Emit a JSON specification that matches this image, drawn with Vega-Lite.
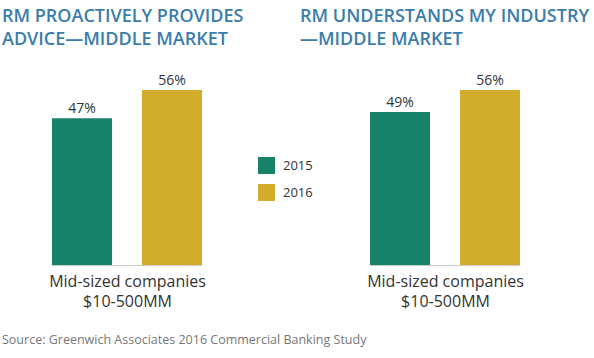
{
  "$schema": "https://vega.github.io/schema/vega-lite/v6.json",
  "background": "white",
  "padding": {"left": 2, "top": 8, "right": 5, "bottom": 8},
  "bounds": "flush",
  "spacing": 168,
  "config": {"view": {"stroke": null}, "font": "Open Sans"},
  "title": {"text": "Source: Greenwich Associates 2016 Commercial Banking Study", "orient": "bottom", "anchor": "start", "fontSize": 12.5, "fontWeight": "normal", "color": "#777777", "offset": 25},
  "data": {"values": [
    {"panel": "advice", "year": "2015", "value": 0.47},
    {"panel": "advice", "year": "2016", "value": 0.56},
    {"panel": "industry", "year": "2015", "value": 0.49},
    {"panel": "industry", "year": "2016", "value": 0.56}
  ]},
  "resolve": {"scale": {"color": "shared"}},
  "hconcat": [
    {
      "width": 150, "height": 175,
      "title": {"text": ["RM PROACTIVELY PROVIDES", "ADVICE—MIDDLE MARKET"], "anchor": "start", "frame": "group", "dx": -50, "fontSize": 18, "fontWeight": 600, "color": "#3a7cab", "lineHeight": 23, "offset": 25},
      "transform": [{"filter": "datum.panel == 'advice'"}],
      "encoding": {
        "x": {"field": "year", "type": "nominal", "scale": {"paddingInner": 0.333, "paddingOuter": 0}, "axis": {"title": ["Mid-sized companies", "$10-500MM"], "labels": false, "ticks": false, "domainColor": "#cccccc", "titleFontSize": 16, "titleFontWeight": "normal", "titleColor": "#333333", "titlePadding": 8, "titleLineHeight": 20}},
        "y": {"field": "value", "type": "quantitative", "scale": {"domain": [0, 0.56], "nice": false}, "axis": null}
      },
      "layer": [
        {"mark": {"type": "bar"}, "encoding": {"color": {"field": "year", "type": "nominal", "scale": {"domain": ["2015", "2016"], "range": ["#17826a", "#d1ad2b"]}, "legend": {"orient": "none", "legendX": 206, "legendY": 67, "title": null, "symbolType": "square", "symbolSize": 289, "symbolStrokeWidth": 0, "symbolOpacity": 1, "labelFontSize": 13, "labelColor": "#333333", "rowPadding": 10, "labelOffset": 8}}}},
        {"mark": {"type": "text", "dy": -5, "baseline": "alphabetic", "fontSize": 14, "color": "#333333"}, "encoding": {"text": {"field": "value", "type": "quantitative", "format": ".0%"}}}
      ]
    },
    {
      "width": 150, "height": 175,
      "title": {"text": ["RM UNDERSTANDS MY INDUSTRY", "—MIDDLE MARKET"], "anchor": "start", "frame": "group", "dx": -70, "fontSize": 18, "fontWeight": 600, "color": "#3a7cab", "lineHeight": 23, "offset": 25},
      "transform": [{"filter": "datum.panel == 'industry'"}],
      "encoding": {
        "x": {"field": "year", "type": "nominal", "scale": {"paddingInner": 0.333, "paddingOuter": 0}, "axis": {"title": ["Mid-sized companies", "$10-500MM"], "labels": false, "ticks": false, "domainColor": "#cccccc", "titleFontSize": 16, "titleFontWeight": "normal", "titleColor": "#333333", "titlePadding": 8, "titleLineHeight": 20}},
        "y": {"field": "value", "type": "quantitative", "scale": {"domain": [0, 0.56], "nice": false}, "axis": null}
      },
      "layer": [
        {"mark": {"type": "bar"}, "encoding": {"color": {"field": "year", "type": "nominal"}}},
        {"mark": {"type": "text", "dy": -5, "baseline": "alphabetic", "fontSize": 14, "color": "#333333"}, "encoding": {"text": {"field": "value", "type": "quantitative", "format": ".0%"}}}
      ]
    }
  ]
}
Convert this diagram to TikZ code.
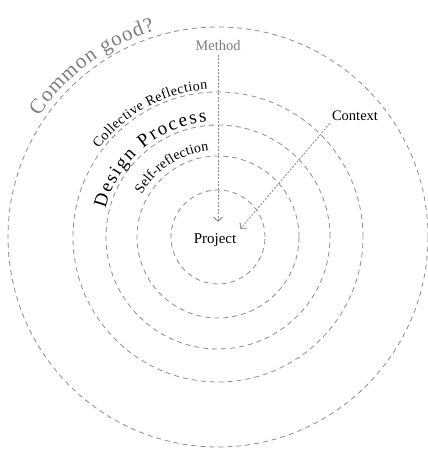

+-------+

▶ [CHALLENGE]:
The entries above are to be returned exactly, without their pictures.

▶ [FINISHED TASK]:
Emit a JSON specification that matches this image, drawn with Vega-Lite.
{
  "$schema": "https://vega.github.io/schema/vega-lite/v6.json",
  "background": "white",
  "padding": {"left": 2, "top": 8, "right": 5, "bottom": 8},
  "bounds": "flush",
  "spacing": 168,
  "config": {"view": {"stroke": null}, "font": "Open Sans"},
  "title": {"text": "Source: Greenwich Associates 2016 Commercial Banking Study", "orient": "bottom", "anchor": "start", "fontSize": 12.5, "fontWeight": "normal", "color": "#777777", "offset": 25},
  "data": {"values": [
    {"panel": "advice", "year": "2015", "value": 0.47},
    {"panel": "advice", "year": "2016", "value": 0.56},
    {"panel": "industry", "year": "2015", "value": 0.49},
    {"panel": "industry", "year": "2016", "value": 0.56}
  ]},
  "resolve": {"scale": {"color": "shared"}},
  "hconcat": [
    {
      "width": 150, "height": 175,
      "title": {"text": ["RM PROACTIVELY PROVIDES", "ADVICE—MIDDLE MARKET"], "anchor": "start", "frame": "group", "dx": -50, "fontSize": 18, "fontWeight": 600, "color": "#3a7cab", "lineHeight": 23, "offset": 25},
      "transform": [{"filter": "datum.panel == 'advice'"}],
      "encoding": {
        "x": {"field": "year", "type": "nominal", "scale": {"paddingInner": 0.333, "paddingOuter": 0}, "axis": {"title": ["Mid-sized companies", "$10-500MM"], "labels": false, "ticks": false, "domainColor": "#cccccc", "titleFontSize": 16, "titleFontWeight": "normal", "titleColor": "#333333", "titlePadding": 8, "titleLineHeight": 20}},
        "y": {"field": "value", "type": "quantitative", "scale": {"domain": [0, 0.56], "nice": false}, "axis": null}
      },
      "layer": [
        {"mark": {"type": "bar"}, "encoding": {"color": {"field": "year", "type": "nominal", "scale": {"domain": ["2015", "2016"], "range": ["#17826a", "#d1ad2b"]}, "legend": {"orient": "none", "legendX": 206, "legendY": 67, "title": null, "symbolType": "square", "symbolSize": 289, "symbolStrokeWidth": 0, "symbolOpacity": 1, "labelFontSize": 13, "labelColor": "#333333", "rowPadding": 10, "labelOffset": 8}}}},
        {"mark": {"type": "text", "dy": -5, "baseline": "alphabetic", "fontSize": 14, "color": "#333333"}, "encoding": {"text": {"field": "value", "type": "quantitative", "format": ".0%"}}}
      ]
    },
    {
      "width": 150, "height": 175,
      "title": {"text": ["RM UNDERSTANDS MY INDUSTRY", "—MIDDLE MARKET"], "anchor": "start", "frame": "group", "dx": -70, "fontSize": 18, "fontWeight": 600, "color": "#3a7cab", "lineHeight": 23, "offset": 25},
      "transform": [{"filter": "datum.panel == 'industry'"}],
      "encoding": {
        "x": {"field": "year", "type": "nominal", "scale": {"paddingInner": 0.333, "paddingOuter": 0}, "axis": {"title": ["Mid-sized companies", "$10-500MM"], "labels": false, "ticks": false, "domainColor": "#cccccc", "titleFontSize": 16, "titleFontWeight": "normal", "titleColor": "#333333", "titlePadding": 8, "titleLineHeight": 20}},
        "y": {"field": "value", "type": "quantitative", "scale": {"domain": [0, 0.56], "nice": false}, "axis": null}
      },
      "layer": [
        {"mark": {"type": "bar"}, "encoding": {"color": {"field": "year", "type": "nominal"}}},
        {"mark": {"type": "text", "dy": -5, "baseline": "alphabetic", "fontSize": 14, "color": "#333333"}, "encoding": {"text": {"field": "value", "type": "quantitative", "format": ".0%"}}}
      ]
    }
  ]
}
Convert this diagram to TikZ code.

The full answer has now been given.